Once we know the EAC, we can calculate the **Variance at Completion** (VAC) which represents the cost difference between project’s planned budget and current estimate. VAC = BAC – EAC.

The final index we will calculate is the **To-Complete Performance Index** (TCPI) which represents the cost performance that is needed from now onwards to achieve the goal. It can be thought of as ‘Work Remaining / Funds available’. Work Remaining = BAC – EV. Funds available = BAC – AC

TCPI = (BAC – EV)/(BAC – AC)

If your new estimate has been approved, Funds Available will be EAC – AC. Then, the formula for TCPI will be

TCPI = (BAC – EV)/(EAC – AC)

If TCPI is >1, it is ‘Harder to Complete’ and if it is <1 it is ‘Easier to Complete’.

I have also added the term **Estimated Calculation Date** (ECD), calculated as Project Start Date + (Planned Duration/SPI).

**Earned Value Management in Excel **

Now that we have covered the terms involved, let’s see how the template works in calculating these for us.

**Overview of Steps:**

- Enter basic project information in SETTINGS
- Enter Plan information in PLAN sheet
- Enter Actual work performed in ACTUAL sheet
- Enter Actual Cost in ACTUAL_COST sheet
- View EVM sheet for the output calculations

**Free Download**

**Video Demo of Excel template**

**Step by Step tutorial on Earned Value Management in Excel**

We start by entering basic information in the SETTINGS sheet.

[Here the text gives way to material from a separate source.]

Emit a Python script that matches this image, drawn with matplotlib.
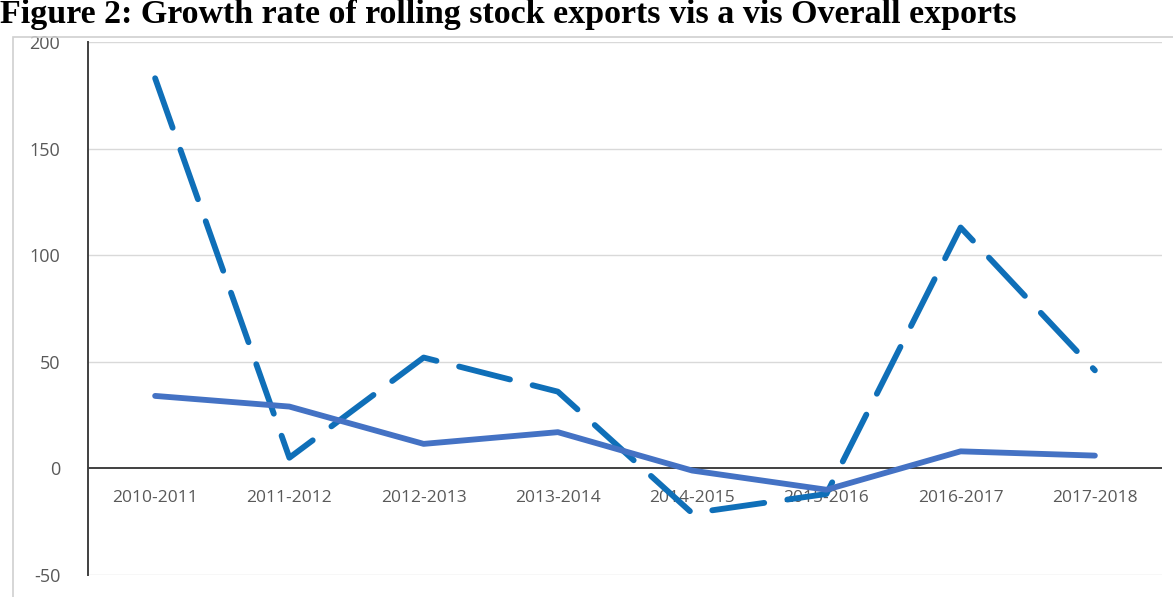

- Enter Project Start Date and Project End Date.
- Choose how you will aggregate data (Weekly vs Monthly)
- Choose Planning Unit (Hours, Cost).
- You can enter hours of planned work and cost per hour. The template will do the calculation for cost.
- Or you can directly enter planned cost yourself.

- Choose Cost Entry (Actual Cost, Cost Change)
- You can enter actual cost or the change (compared to planned cost). If there are only few places where the actual cost is different from the planned, then you can enter only those and save time.

- Choose Currency from the available choices. This setting will apply currency formatting to our output. You can choose OTHER if your currency is not listed, and then apply formatting manually.

Now, in the PLAN sheet, we can enter the planned hours for each task in each period. The period labels will auto-populate. You can add any number of tasks to the table.

Then, we move to the ACTUAL sheet. Here, we enter the actual work % performed for each task in each period. Task Names will auto-populate as you enter the % data.

For the final piece of data entry, we enter the actual cost for each task in each period in the ACTUAL_COST sheet.

We are ready to see the results in the EVM sheet. You can choose any snapshot date from the drop down.

You will see all the terms that we discussed earlier.

Forecasting Calculations: Choose the forecasting method.

The EVM sheet is protected with password **indzara** to prevent accidental modification of formulas. Please feel free to unprotect and make changes as needed.

All the terms used in this template are listed along with definitions in the TERMS sheet.